Some time before the dawn of Instagram influencers and the momentary popularity of Vine, there was Keek, and from it emanated the soaring rise of singer-songwriter Maggie Lindemann. Beating the drum for Generation Z, Lindemann began her career on the platform in 2012. Now, with just seven years under her belt, she’s since amassed an Instagram following of 3.4 million, a septet of sparky tracks, and a YouTube channel that has over 174 million views.

According to the artist, this transition has come quite instinctively. “Music was always a big part of my life, it just so happened that I got attention on social media first,” Lindemann says. “It was weird and it was different, but at the same time it was natural, probably more natural than how other people saw it. They were probably like, ‘Oh, she’s on social media and now she’s a musician.’ But for me, I was always a musician.”

Sadly Lindemann isn’t wrong to anticipate a degree of underhand speculation. The internet is ripe for cyber bullying – particularly, of course, when it comes to young women – and the 20-year-old has been hit with her fair share of shade over the last few years. Still, she doesn’t shy away from acknowledging the value of social media. By way of her music, Lindemann presents an attitude that is fittingly critical towards those who attempt to tear her down, and ultimately she paints a picture of having risen above the trolls.

“I think social media is really important if you’re trying to make a name for yourself as it’s a very easy way to do that,” is how Lindemann describes the benefits of platforms like Instagram and Keek.
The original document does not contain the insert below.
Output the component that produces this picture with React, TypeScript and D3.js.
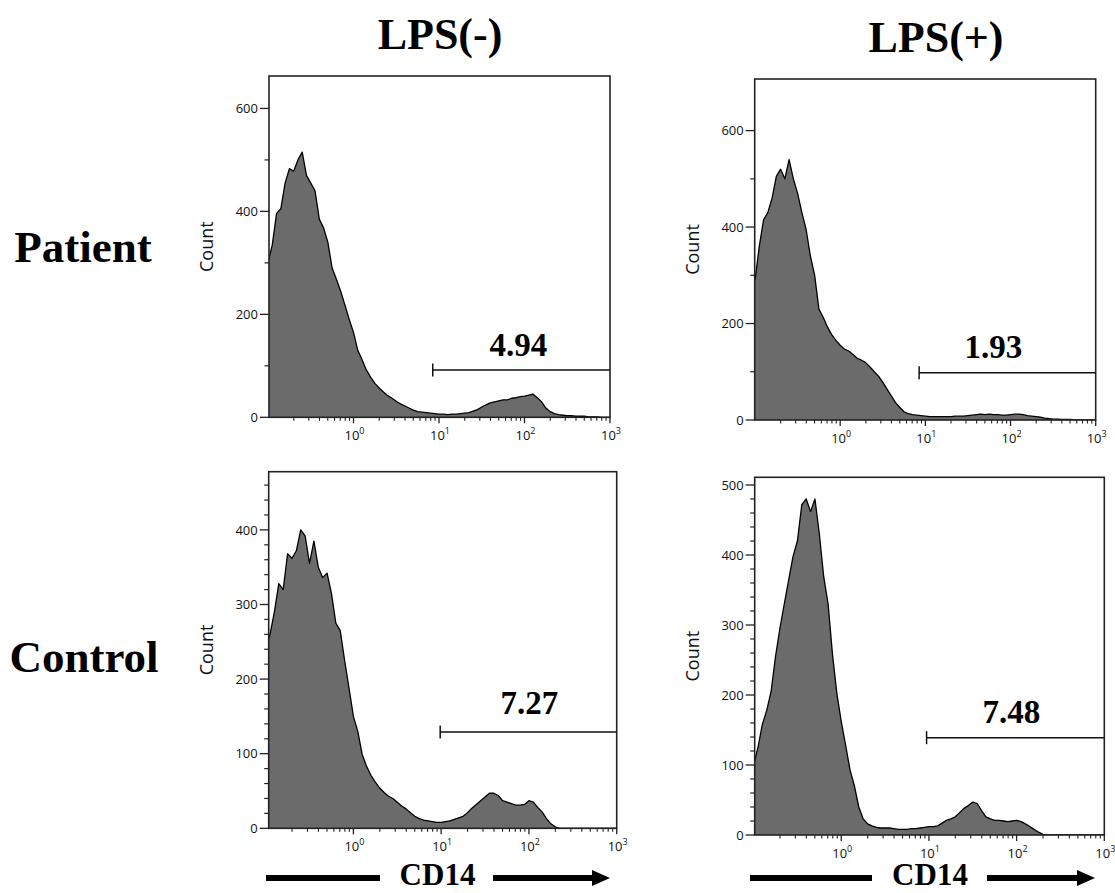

However, this is a statement that points to more than just her career trajectory, as it highlights that one of the biggest factors in her route to recognition – her monumental social following – is incidentally a theme that she tackles throughout her track list.

Take the closing lines of the first verse to her 2016 single, ‘Pretty Girl’: “And you see me holding up my middle finger to the world. Fuck your ribbons and your pearls, I’m not just a pretty girl.” It’s a conscious rejection of the shallow environment that Instagram can often promote, despite finding herself at the centre of it. Lindemann, however, embraces contradictions. She’s what she calls an “anti pop star.” “I do things differently,” she says in regards to this. “I like to be wild. You don’t know what to expect with me.”

She isn’t exaggerating. Aside from her online presence, Lindemann’s ascension has been less than conventional, kickstarting officially with a solo move to Los Angeles at the age of 16. This decision “was and wasn’t” difficult for the artist, who had to leave her friends and family behind in San Antonio. “I’ve always been super independent,” she explains. “I’ve loved to do things on my own ever since I was young. I also feel like I had to grow up really fast just because of some of the things that happened to me.”

The move was followed by 18 months of fervent writing and recording, which, despite cutting her adolescence short – a consequence that she doesn’t seem overly phased by – has left her with a healthy backlog of unreleased tracks. “At 16, I was…,” she continues, pausing to consult her memory. “I wasn’t grown – I was still making stupid kid mistakes – but I had an older mentality.”

Eager to reject the confines of one singular genre, Lindemann has cultivated a simmering sweet spot that she describes as “mostly pop, but more alternative pop.” The end of 2018 saw her release two new tracks, ‘Human’ and ‘Would I’, both of which take a look at mental health. “They were actually written around the same time,” she says. “I was going through a lot mentally, and I was getting into things I shouldn’t have to cope with that.”

‘Human’ and ‘Would I’ point to a new direction for Lindemann. They both explore issues of excess and insecurity, but in doing so, by acknowledging those parts of herself, they’ve instigated a period of reflection. “I just feel like I’ve become more secure because I know who I am now. In the beginning when I was making music, I didn’t really know who I was,” she says. “I began to feel more secure when I started getting to know myself.”

As 2018’s releases would suggest, Lindemann’s stockpile of tracks is finally getting prepped for release. In fact, she tells me, fans can expect a new offering before the month is up, and then hopefully an album “within the year.” Right now though, in the midst of a tour with fellow musician Sabrina Carpenter, she’s got enough to keep her going. It’s time to reap the rewards of her hard work so far.